Second, we study family honor — the collective social image that members of a family share. We compare cultures that vary in honor orientation (e.g., Pakistanis and European-Americans) and measure emotional responses to disrespect of one’s family.
Third, we also investigate how women experience honor. To date, women’s honor has mostly been studied in relation to how it affects men’s honor. We are interested in how women themselves practice honor inside and outside of the family and the emotions they feel when their honor is enhanced or threatened.
Social Image and Emotion in Social Relations
Our work on social image does not only focus on honor cultures. We study emotion and social image in close interpersonal relationships and in societal relations. In interpersonal relationships, we are especially interested in the match between one’s
perceived social image (e.g., how you think a friend thinks of you) and one’s actual social image (e.g., how your friend actually thinks of you). In a related line of research, we study how a concern for social image affects emotional responses to success, with a particular interest in the fear of envy. Outperforming another has both positive and negative implications. On the one hand, we may enjoy our success. On the other hand, we may worry about how less successful others think and feel about us. As a consequence, we are willing to engage in strategies (e.g., complimenting the other) to manage the envy that our success encourages in others.

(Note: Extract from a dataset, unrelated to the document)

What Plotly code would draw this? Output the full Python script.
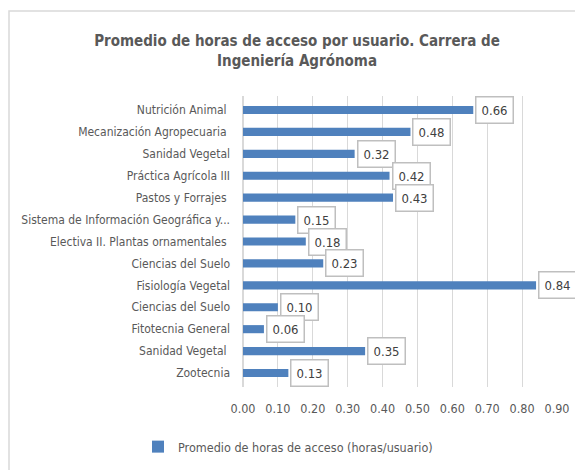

Within a society, stereotypes and prejudice can establish a group’s social image. Given the recent rise of Islamophobia, Muslims in America and in Europe must face the negatime image that others have of them.Thus, we are examining Muslims’ anger, sadness, and fear about their social image in American, British, and Danish society. For example, we have gathered autobiographical experiences of unfair treatment among Muslim Americans. We have also asked Muslim Americans about their concerns and feelings in the days prior to the 9/11 anniversary. All of our studies pay special attention to how Muslim women and men feel and respond differently to the way they and their group is viewed and treated by others. In this way, our studies try to engage the role of intersectional identities in emotional experiences.